Strage ostaggi di Al Qaeda. Algeria, fronte occidentale della guerra del Mali

Pubblicato il 17 Gennaio 2013 - 15:43 OLTRE 6 MESI FA

ALGERI – Trentacinque ostaggi stranieri detenuti nel sito petrolifero di In Amenas in Algeria e 15 sequestratori sono stati uccisi. Tra le vittime anche uno dei leader islamisti, Abou Al Bara. Lo riferisce Al Jazeera. Gli ostaggi e i sequestratori sarebbero stati uccisi durante un raid di elicotteri dell’esercito algerino.

Il blitz è arrivato dal cielo, per salvare gli ostaggi in mano ai terroristi che, da mercoledì, hanno il controllo del sito per le estrazioni di idrocarburi a In Amenas. “Elicotteri dell’esercito algerino hanno cominciato a bombardare il sito petrolifero, ferendo due giapponesi”, ha riferito l’agenzia mauritana Ani.  Intanto i terroristi, secondo il sito Tsa, avrebbero tentato di abbandonare il sito, ma sono stati bloccati dalle forze di sicurezza che circondano la zona. Probabilmente i rapitori hanno portato con loro alcuni ostaggi, che avrebbero usato da scudo. Fuggiti invece giovedì mattina una trentina di ostaggi algerini e 15 stranieri.

Dall’inizio dell’operazione militare francese in Mali è stata un’escalation di violenze. L’impianto petrolifero di Bp era stato preso dai terroristi in segno di rappresaglia per l’appoggio del governo Algerino all’intervento francese in Mali. Il bagno di sangue di In Amenas è l’altro volto di una guerra che si sta combattendo uomo a uomo, nei villaggi del Mali che i “marines” francesi vogliono epurare dagli islamisti.  Un bagno di sangue con ripercussioni che si allargano ai Paesi confinanti.

Ad oggi sono 1.400 i militari francesi impegnati sul campo: lo ha reso noto il ministro della Difesa di Parigi, Jean-Yves Le Drian, che ieri aveva parlato di 800 effettivi. Le Drian, atteso in serata a Berlino per dei colloqui con l’omologo tedesco Thomas De Maiziere sulla crisi maliana, ha confermato che sono in corso operazioni terrestri ed aeree, mentre per quel che riguarda gli ostaggi sequestrati in Algeria il ministro si è limitato a ribadire la “totale fiducia” nelle autorità algerine “perché affrontino una situazione complessa”.

Legittima, agli occhi della comunità internazionale, la posizione francese, perché si tratta di applicare una risoluzione dell’Onu che ha approvato l’intervento militare. Il presidente Hollande ci ha tenuto a precisarlo: “La Francia non ha alcun interesse nel Mali. Non è mossa da alcun calcolo economico o politico. È al servizio, semplicemente, della pace”.
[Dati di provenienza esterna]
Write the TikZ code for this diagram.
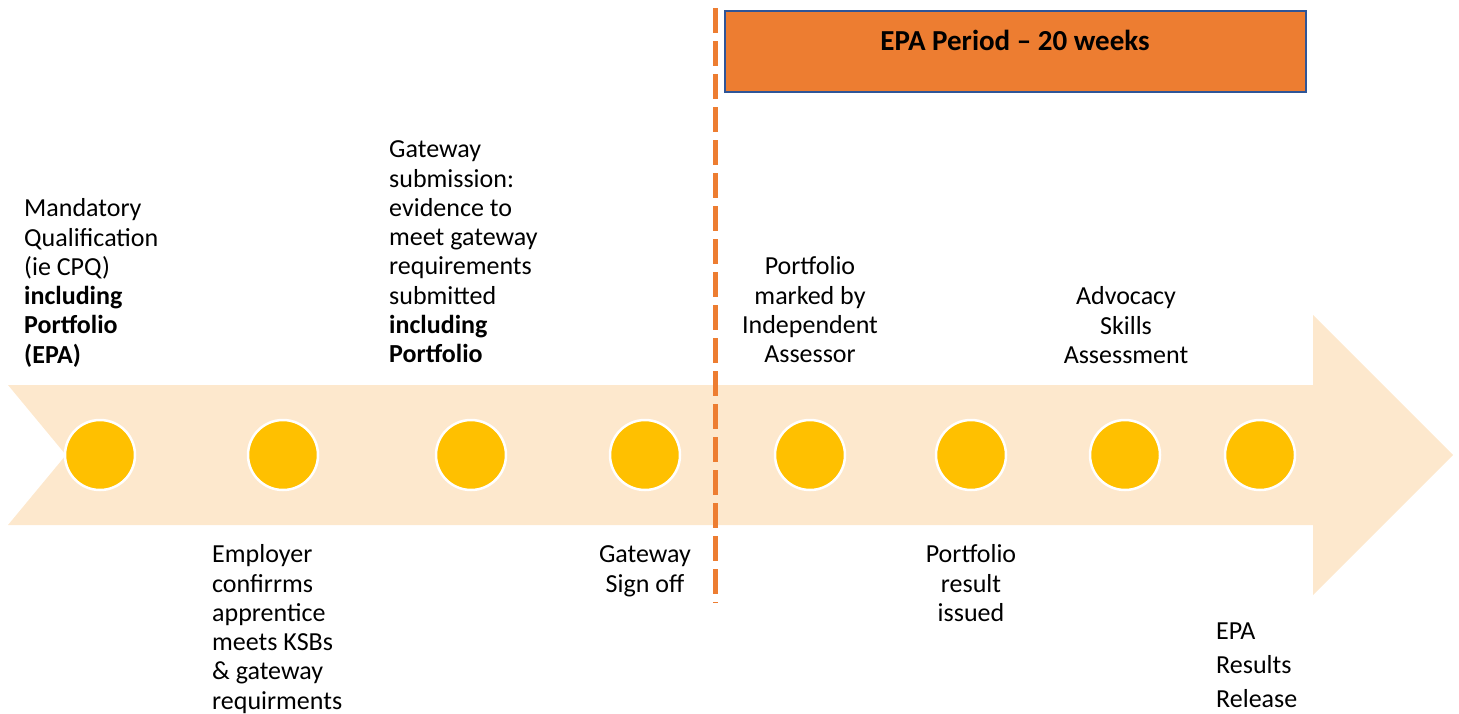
\documentclass[tikz,border=0pt]{standalone}
\usepackage{fontspec}
\setmainfont{Carlito}
\usetikzlibrary{positioning}
\definecolor{peach}{HTML}{FDE8CD}
\definecolor{gold}{HTML}{FFC000}
\definecolor{epaorange}{HTML}{ED7D31}
\definecolor{epablue}{HTML}{2F5597}

\begin{document}
\begin{tikzpicture}[x=1pt,y=-1pt,
    dot/.style={circle, fill=gold, draw=white, line width=2.5pt, minimum size=70pt, inner sep=0pt},
    stagetext/.style={inner sep=0pt, font=\fontsize{26}{29.3}\selectfont}]
    \useasboundingbox (0,0) rectangle (1459,713);

    % timeline arrow
    \fill[peach] (8,385) -- (1313,385) -- (1313,315) -- (1453,455) -- (1313,595)
        -- (1313,525) -- (8,525) -- (66,455) -- cycle;

    % milestones
    \foreach \x [count=\i] in {100,283,471,645,810,971,1125,1260}
        \node[dot] (m\i) at (\x,455) {};

    % gateway line and EPA period
    \coordinate (gtop) at (715,8);
    \coordinate (gbot) at (715,603);
    \draw[epaorange, line width=5pt, dash pattern=on 25pt off 8pt] (gtop) -- (gbot);

    \node[draw=epablue, fill=epaorange, line width=1.5pt, minimum width=581pt, minimum height=81pt,
        anchor=north west] (epa) at (724,10) {};
    \node[inner sep=0pt, font=\fontsize{29}{32}\selectfont\bfseries] (epatext) at (1015,40) {EPA Period – 20 weeks};

    % texts above
    \node[stagetext, align=left, anchor=north west] (t1) at (24,196)
        {\strut Mandatory\\Qualification\\(ie CPQ)\\\textbf{including}\\\textbf{Portfolio}\\\textbf{(EPA)}};
    \node[stagetext, align=left, anchor=north west] (t3) at (389,137)
        {\strut Gateway\\submission:\\evidence to\\meet gateway\\requirements\\submitted\\\textbf{including}\\\textbf{Portfolio}};
    \node[stagetext, align=center, anchor=north] (t5) at (810,254)
        {\strut Portfolio\\marked by\\Independent\\Assessor};
    \node[stagetext, align=center, anchor=north] (t7) at (1126,284)
        {\strut Advocacy\\Skills\\Assessment};

    % texts below
    \node[stagetext, align=left, anchor=north west] (t2) at (212,542)
        {\strut Employer\\confirrms\\apprentice\\meets KSBs\\\& gateway\\requirments};
    \node[stagetext, align=center, anchor=north] (t4) at (645,542)
        {\strut Gateway\\Sign off};
    \node[stagetext, align=center, anchor=north] (t6) at (971,542)
        {\strut Portfolio\\result\\issued};
    \node[stagetext, font=\fontsize{26}{34}\selectfont, align=left, anchor=north west] (t8) at (1216,615.5)
        {\strut EPA\\Results\\Release};
\end{tikzpicture}
\end{document}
Ma il conflitto in Mali è diverso dalle altre guerre africane. Questa volta le conseguenze per l’Occidente sono tutt’altro che marginali. L’avanzata dei movimenti radicali islamici e di gruppi vicini ad Al Qaeda, sommate ai postumi delle primavere arabe hanno creato una sorta di buco nero geopolitico. Il Mali si posiziona all’interno della crisi che investe tutto il Sahel, cordone di raccordo tra l’Africa bianca e quella nera, tra le risorse energetiche del Maghreb e quelle minerarie del Sud. La guerra in Mali riguarda l’Occidente e riguarda l’Italia in particolar modo per i rapporti con la Libia ma anche con l’Algeria, il nostro secondo fornitore di gas.

La svolta drammatica delle ultime ore potrebbe accreditare la tesi secondo cui l’attacco dei francesi offre lo spunto alla jihad di accusare l’Occidente di un ennesimo attacco all’Islam. Con la decisione di Parigi di intervenire militarmente per evitare la caduta della capitale Bamako nelle mani dell’ambigua combinazione tuareg-jihadista, siamo di nuovo alla guerra di un Paese occidentale, la Francia, che ricorre alle armi contro l’estremismo di matrice islamica identificato con il terrorismo.